Elevation views vs. floor plans: The dual pipeline is optimized for floor plan views. Elevation drawings (front/side/rear views showing vertical surfaces) require a different geometry interpretation model. Submitting an elevation as if it were a floor plan produces spatially incorrect output.
Multi-story buildings: When a scan contains multiple floor plans on a single sheet, the segmentation model may merge spatial information across floors. Single-floor crops produce significantly more accurate results.
Scale indicator dependency: Room dimensions are extracted from dimensioned annotations. Blueprints without printed dimensions (sketch-level plans without callouts) cannot have room ratios computed and fall back to geometry-only ControlNet conditioning without the spatial descriptor component.
Non-standard material callouts: VisionToPrompt parses standard architectural abbreviations (HWD FL, CPT, PT, CTD, GRN, MTL). Firm-specific or non-English material codes will not be resolved to semantic descriptors and are omitted from the output prompt.

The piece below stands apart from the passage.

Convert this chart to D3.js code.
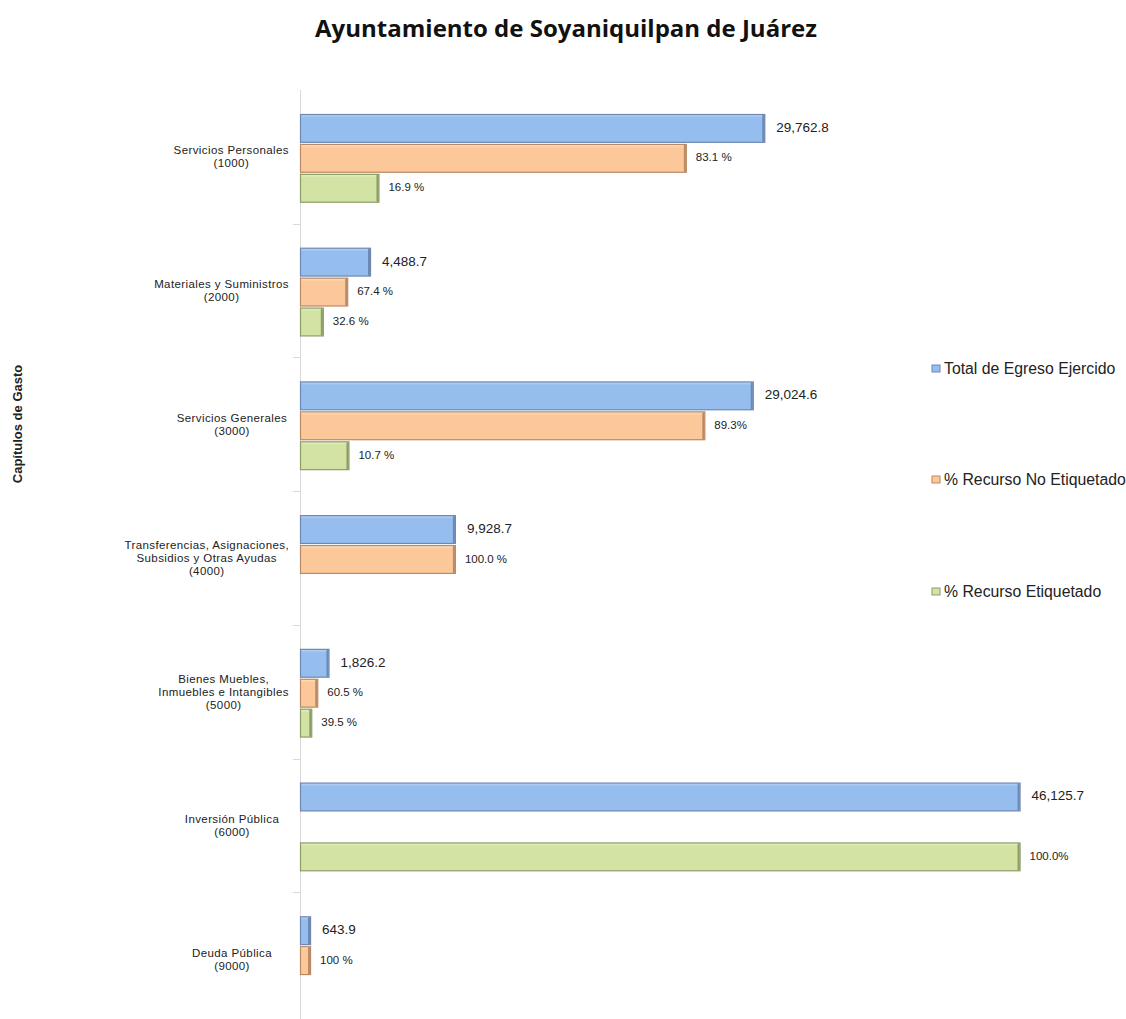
<!DOCTYPE html>
<html>
<head>
<meta charset="utf-8">
<script src="https://cdn.jsdelivr.net/npm/d3@7"></script>
<style>
  body { margin: 0; background: #fff; }
  svg { display: block; }
  svg text { font-family: "Liberation Sans", Arial, sans-serif; }
  svg text.title { font-family: "Open Sans", sans-serif; }
</style>
</head>
<body>
<svg width="1126" height="1019"></svg>
<script>
// data
const categories = [
  ["Servicios Personales", "(1000)"],
  ["Materiales y Suministros", "(2000)"],
  ["Servicios Generales", "(3000)"],
  ["Transferencias, Asignaciones,", "Subsidios y Otras Ayudas", "(4000)"],
  ["Bienes Muebles,", "Inmuebles e Intangibles", "(5000)"],
  ["Inversión Pública", "(6000)"],
  ["Deuda Pública", "(9000)"]
];
const totals = [29762.8, 4488.7, 29024.6, 9928.7, 1826.2, 46125.7, 643.9];
const pctNoEtiq = [83.1, 67.4, 89.3, 100.0, 60.5, 0, 100];
const pctEtiq = [16.9, 32.6, 10.7, 0, 39.5, 100, 0];
const labelsNoEtiq = ["83.1 %", "67.4 %", "89.3%", "100.0 %", "60.5 %", "", "100 %"];
const labelsEtiq = ["16.9 %", "32.6 %", "10.7 %", "", "39.5 %", "100.0%", ""];
const seriesNames = ["Total de Egreso Ejercido", "% Recurso No Etiquetado", "% Recurso Etiquetado"];

const colors = [
  { fill: "#95bdee", light: "#bcd6f6", dark: "#6d88b3" },
  { fill: "#fcc89a", light: "#fde0c4", dark: "#b98a66" },
  { fill: "#d2e3a3", light: "#e6f0c8", dark: "#8c9d68" }
];

const svg = d3.select("svg");

// title
svg.append("text")
  .attr("class", "title")
  .attr("x", 566).attr("y", 37)
  .attr("text-anchor", "middle")
  .attr("font-weight", "bold")
  .attr("font-size", "24px")
  .attr("fill", "#111")
  .text("Ayuntamiento de Soyaniquilpan de Juárez");

// gradients for the bevelled bars
const defs = svg.append("defs");
colors.forEach((c, i) => {
  const gr = defs.append("linearGradient").attr("id", "g" + i)
    .attr("x1", 0).attr("y1", 0).attr("x2", 0).attr("y2", 1);
  gr.append("stop").attr("offset", "0%").attr("stop-color", c.light);
  gr.append("stop").attr("offset", "12%").attr("stop-color", c.fill);
  gr.append("stop").attr("offset", "100%").attr("stop-color", c.fill);
});

const x = d3.scaleLinear().domain([0, 50000]).range([300, 1080]);
const y = d3.scaleBand().domain(d3.range(categories.length)).range([90, 1026]);
const inner = d3.scaleBand().domain([0, 1, 2]).range([24, y.bandwidth() - 22]).paddingInner(0.07);

// axis line and category ticks
svg.append("line")
  .attr("x1", 300.5).attr("x2", 300.5).attr("y1", 90).attr("y2", 1019)
  .attr("stroke", "#d9d9d9");
svg.selectAll(".sep").data(d3.range(1, categories.length)).join("line")
  .attr("x1", 293).attr("x2", 300)
  .attr("y1", d => Math.round(y(d)) + 0.5).attr("y2", d => Math.round(y(d)) + 0.5)
  .attr("stroke", "#d9d9d9");

// y title
svg.append("text")
  .attr("transform", "translate(22,424) rotate(-90)")
  .attr("text-anchor", "middle")
  .attr("font-weight", "bold")
  .attr("font-size", "13px")
  .attr("fill", "#222")
  .text("Capítulos de Gasto");

// category labels: block centred on its lines, right edge near the axis
categories.forEach((lines, i) => {
  const cy = y(i) + y.bandwidth() / 2;
  const t = svg.append("text")
    .attr("text-anchor", "middle")
    .attr("font-size", "11.5px")
    .attr("fill", "#222")
    .attr("letter-spacing", "0.4px");
  const spans = lines.map((l, j) => t.append("tspan")
    .attr("y", cy + (j - (lines.length - 1) / 2) * 12.8 + 4)
    .text(l));
  const maxW = d3.max(spans, s => s.node().getComputedTextLength());
  const cx = Math.min(232, 289 - maxW / 2);
  spans.forEach(s => s.attr("x", cx));
});

// bars
const rows = [];
totals.forEach((t, i) => {
  rows.push({ cat: i, s: 0, v: t, label: d3.format(",.1f")(t), big: true });
  rows.push({ cat: i, s: 1, v: t * pctNoEtiq[i] / 100, label: labelsNoEtiq[i] });
  rows.push({ cat: i, s: 2, v: t * pctEtiq[i] / 100, label: labelsEtiq[i] });
});

const g = svg.append("g");
g.selectAll("rect.bar").data(rows.filter(d => d.v > 0)).join("rect")
  .attr("class", "bar")
  .attr("x", x(0) + 0.5)
  .attr("y", d => y(d.cat) + inner(d.s) + 0.5)
  .attr("width", d => x(d.v) - x(0))
  .attr("height", inner.bandwidth())
  .attr("fill", d => `url(#g${d.s})`)
  .attr("stroke", d => colors[d.s].dark)
  .attr("stroke-width", 1.2);

// darker right edge
g.selectAll("line.edge").data(rows.filter(d => d.v > 0)).join("line")
  .attr("class", "edge")
  .attr("x1", d => x(d.v) - 1).attr("x2", d => x(d.v) - 1)
  .attr("y1", d => y(d.cat) + inner(d.s) + 1)
  .attr("y2", d => y(d.cat) + inner(d.s) + inner.bandwidth())
  .attr("stroke", d => colors[d.s].dark)
  .attr("stroke-width", 2);

g.selectAll("text.val").data(rows.filter(d => d.label)).join("text")
  .attr("class", "val")
  .attr("x", d => x(d.v) + (d.big ? 12 : 10))
  .attr("y", d => y(d.cat) + inner(d.s) + inner.bandwidth() / 2 + (d.big ? 4 : 3.5))
  .attr("font-size", d => d.big ? "13.5px" : "11.5px")
  .attr("fill", "#222")
  .text(d => d.label);

// legend
const legY = [369, 480, 592];
const leg = svg.append("g");
seriesNames.forEach((name, i) => {
  leg.append("rect")
    .attr("x", 932).attr("y", legY[i] - 4)
    .attr("width", 8).attr("height", 7)
    .attr("fill", colors[i].fill)
    .attr("stroke", colors[i].dark);
  leg.append("text")
    .attr("x", 944).attr("y", legY[i] + 5)
    .attr("font-size", "15.8px")
    .attr("fill", "#222")
    .text(name);
});
</script>
</body>
</html>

Frequently Asked Questions

How do you convert an architectural blueprint to a Stable Diffusion prompt?

Converting an architectural blueprint requires dual-pipeline processing: OCR extraction of room annotations to build the semantic description, and MLSD line geometry detection for ControlNet conditioning. VisionToPrompt performs both automatically, producing a ControlNet geometry map and a structured natural-language prompt together.

Which ControlNet preprocessor works best for architectural blueprints?

MLSD is the primary preprocessor for wall geometry enforcement (weight: 0.85). A secondary Depth preprocessor (weight: 0.55) adds 3D spatial perspective. Using both in tandem produces geometrically accurate interior renderings that respect the source plan's wall layout.

How do you maintain room proportions when generating AI architecture from blueprints?

Room proportions are preserved through two mechanisms: the room_ratio value (extracted from dimensioned annotations via OCR) encoded in the natural-language prompt, and MLSD ControlNet enforcing the actual wall geometry. Neither mechanism alone is sufficient — both must operate in tandem.